I found a backup of most of my files on a different computer so all is not lost for me.

@cderv and @yihui: If I had read "blogdown consider that this directory is safe to remove when you want to clean the website" then I should have known not to structure my folders that way. I don't see how else to host a website using a git repository, e.g. on github sites, where I want to also keep some files that are not all managed through blogdown.

cderv commented 3 years ago

I agree, we should be more conservative. @yihui, the function is rmarkdown::clean_site(preview = FALSE) as the default (not force). The IDE is indeed calling rmarkdown::clean_site(). Maybe it should call preview = TRUE or we could set the default to TRUE in rmarkdown::clean_site()

@joftius about hosting hugo website, you have several examples in the community. One most use service blogdown works well with is Netlify. With this service, you don't need to build the website, you just publish the source on Github and netlify will build the website using hugo for you. But Github pages works also fine, in a setup where you publish to gh-pages branch or host from a folder within your repo (doc or public)

where I want to also keep some files that are not all managed through blogdown.

I wanted to know more because of this - are you talking of keeping them in the git repo or in the website also ?

This may be some specific usage we need to better support.

joftius commented 3 years ago

@cderv Since I use github pages my website is a github repo. I build locally on my machine and then push the repo to publish changes. So for example my website is hosted at http://joftius.github.io but I also host other content on the same repo like slides I might need to link to when giving a talk, or a syllabus for a course, etc.

cderv commented 3 years ago

Oh I see. You are using a User site - the github repo is the website. You are not pushing the source files to github, but you use blogdown to render in this "website project" directory where live other contents to.

The other way to manage is to have a project for your hugo/blogdown website, keep the source in that project, and build the book into gh-pages, or into the public or docs folder that is served using github pages (choosing a source for github pages)

FYi regarding hugo website, when keeping the source of your website on github, I believe those "other files" can live in static/ folder: https://bookdown.org/yihui/blogdown/static-files.html They will be moved by hugo to the publishDir when building.

Anyway, I don't think you should change anything to your workflow. I think we should look into the publish directory when cleaning and check if it is a git repo (.git folder exists). If so we don't remove the publish dir but just warn about it. That would prevent those problems, and be more supportive of User and Organisation website using Github Pages. We should also default to preview = FALSE.

cderv commented 3 years ago

I have given some more thoughts about that after discussing with @apreshill

Currently, clicking the Clean All button in the IDE will

One easy solution:

_book/

You can set options(bookdown.clean_book = TRUE) to allow this function to always clean up the book directory for you.

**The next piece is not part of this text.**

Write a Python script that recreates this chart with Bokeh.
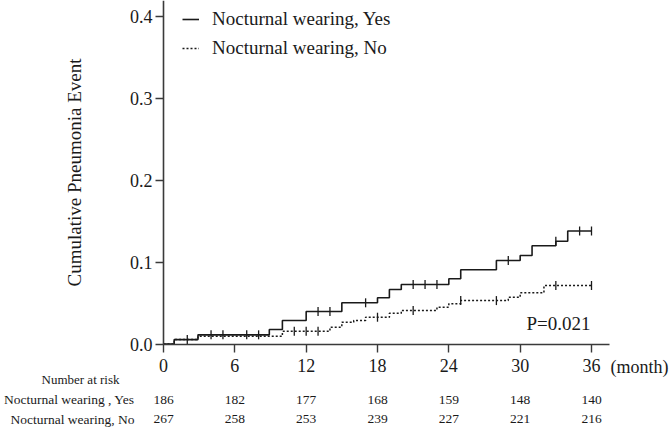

Let's note that in **bookdown**, Clean All button will call `clean_book(clean = FALSE)` **BUT** will remove anyway because that is what `rmarkdown::render_site()` is doing by default.

Another solution: 
* Changing the behavior of the button to call directly a function to clean in the site_generator, and that would be the package author to decide to delete or not. 

This would require change in the IDE I think so less easy... it is a long term strategy to discuss. 

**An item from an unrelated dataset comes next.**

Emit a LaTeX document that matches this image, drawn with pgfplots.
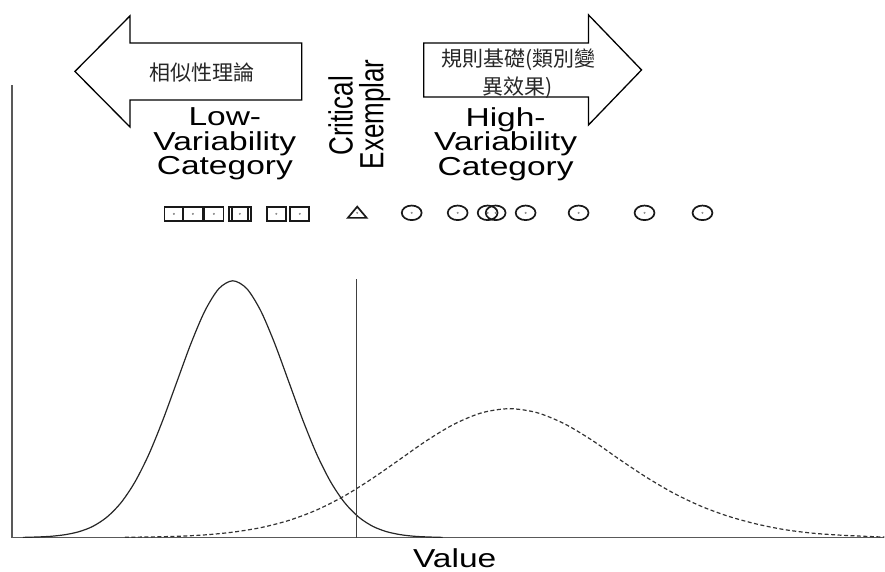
\documentclass[border=0pt]{standalone}
\usepackage{graphicx}
\usepackage{pgfplots}
\pgfplotsset{compat=1.18}
\usepackage{fontspec}
\setmainfont{Liberation Sans}
\newfontfamily\cjk{Noto Sans CJK TC}
% the original figure is stretched sideways
\newcommand\sx[1]{\scalebox{1.29}[1]{#1}}
\newcommand\sy[1]{\scalebox{1}[1.29]{#1}}

\begin{document}
\begin{tikzpicture}
\begin{axis}[
    scale only axis, width=873pt, height=453pt,
    xmin=0, xmax=873, ymin=0, ymax=453,
    axis x line=bottom, axis y line=left,
    axis line style={-, black!65, line width=1.3pt},
    xtick=\empty, ytick=\empty,
    clip=false,
]
    % low-variability category
    \addplot[black!85, line width=1.2pt, smooth] coordinates {
        (11,0.2) (25,0.6) (39,1.3) (53,2.9) (67,5.9) (81,11.3) (95,20.5)
        (109,34.8) (123,55.6) (137,83.4) (151,117.7) (165,155.9) (179,194.0)
        (193,226.8) (207,249.1) (221,257) (235,249.1) (249,226.8) (263,194.0)
        (277,155.9) (291,117.7) (305,83.4) (319,55.6) (333,34.8) (347,20.5)
        (361,11.3) (375,5.9) (389,2.9) (403,1.3) (417,0.6) (431,0.2)
    };
    % high-variability category
    \addplot[black!80, line width=1.2pt, dash pattern=on 4pt off 2.5pt, smooth] coordinates {
        (113,0.3) (140.5,0.7) (168,1.4) (195.5,2.9) (223,5.7) (250.5,10.3)
        (278,17.5) (305.5,27.9) (333,41.9) (360.5,59.1) (388,78.2) (415.5,97.4)
        (443,113.8) (470.5,125.0) (498,129) (525.5,125.0) (553,113.8) (580.5,97.4)
        (608,78.2) (635.5,60) (663,44) (690.5,31) (718,21) (745.5,13.5)
        (773,8) (800.5,4.5) (828,2.5) (855.5,1.2) (873,0.5)
    };
    % critical exemplar
    \addplot[black!75, line width=1.3pt] coordinates {(345,0) (345,259)};

    % exemplars
    \addplot[only marks, mark=square, mark size=7pt,
        mark options={xscale=1.36, line width=1.7pt, draw=black!90}] coordinates {
        (162,324) (181,324) (202,324) (227,324) (229.5,324) (264.5,324) (288,324)
    };
    \addplot[only marks, mark=triangle, mark size=7.5pt,
        mark options={xscale=1.45, line width=1.7pt, draw=black!90}] coordinates {
        (345.5,323.7)
    };
    \addplot[only marks, mark=o, mark size=7.3pt,
        mark options={xscale=1.36, line width=1.7pt, draw=black!90}] coordinates {
        (400,325) (446,325) (476,325) (484,325) (514,325) (567,325) (633,325) (691,325)
    };
    \addplot[only marks, mark=*, mark size=0.8pt, black!45] coordinates {
        (162,324) (181,324) (202,324) (228,324) (264.5,324) (288,324) (345.5,325)
        (400,325) (446,325) (476,325) (484,325) (514,325) (567,325) (633,325) (691,325)
    };

    % labels
    \node[align=center, inner sep=0, font=\fontsize{26}{24.5}\selectfont]
        at (axis cs:213,394) {\sx{Low-}\\\sx{Variability}\\\sx{Category}};
    \node[align=center, inner sep=0, font=\fontsize{26}{24.5}\selectfont]
        at (axis cs:494,394) {\sx{High-}\\\sx{Variability}\\\sx{Category}};
    \node[rotate=90, inner sep=0, font=\fontsize{26}{24}\selectfont]
        at (axis cs:329,422) {\sy{Critical}};
    \node[rotate=90, inner sep=0, font=\fontsize{26}{24}\selectfont]
        at (axis cs:363,423.5) {\sy{Exemplar}};
    \node[inner sep=0, font=\fontsize{26}{24}\selectfont]
        at (axis cs:443,-21) {\sx{Value}};

    % arrows
    \draw[line width=1.3pt, fill=white] (axis cs:290,495) -- (axis cs:118,495)
        -- (axis cs:118,522) -- (axis cs:63,466.5) -- (axis cs:118,411)
        -- (axis cs:118,438) -- (axis cs:290,438) -- cycle;
    \draw[line width=1.3pt, fill=white] (axis cs:412,495) -- (axis cs:577,495)
        -- (axis cs:577,523) -- (axis cs:630,468) -- (axis cs:577,413)
        -- (axis cs:577,441) -- (axis cs:412,441) -- cycle;
    \node[inner sep=0, font=\cjk\fontsize{21}{24}\selectfont, text=black!85]
        at (axis cs:190,465) {相似性理論};
    \node[inner sep=0, font=\cjk\fontsize{21}{24}\selectfont, text=black!85]
        at (axis cs:507,478) {規則基礎(類別變};
    \node[inner sep=0, font=\cjk\fontsize{21}{24}\selectfont, text=black!85]
        at (axis cs:506,450) {異效果)};

    \path (axis cs:-12,-34) rectangle (axis cs:873,538);
\end{axis}
\end{tikzpicture}
\end{document}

It is easier to make `clean_site()` more chatty as it is in our hands in the **rmarkdown** package
yihui commented 3 years ago

I'd very much like to make rmarkdown::clean_site(preview = TRUE) the default. Deleting (potentially) a large number of files and dirs is a dangerous operation, especially when it can't be undone.

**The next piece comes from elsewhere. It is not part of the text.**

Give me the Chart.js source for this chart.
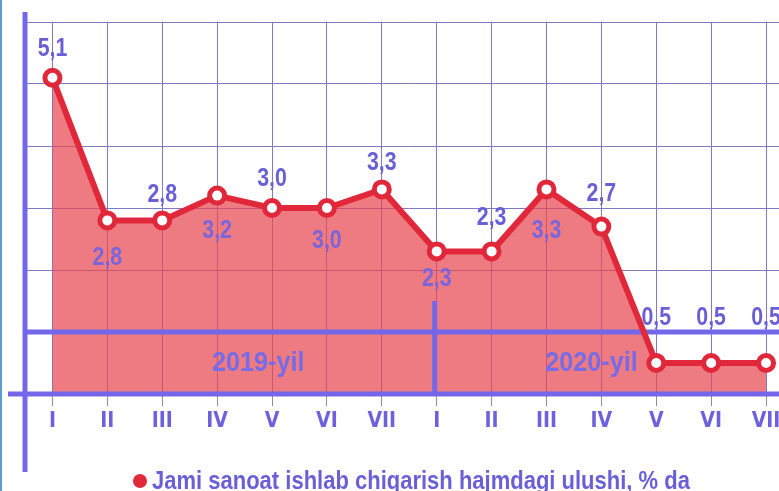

With preview = TRUE, we also need a message to tell users what to do if they are sure they want to delete the files (i.e., call rmarkdown::clean_site(preview = FALSE) in the R console).

Feel free to send a PR to rmarkdown.

For bookdown, the clean function in it's site generator should only return a vector of paths, and let rmarkdown::clean_site() decide what to do, instead of having its own clean = FALSE argument.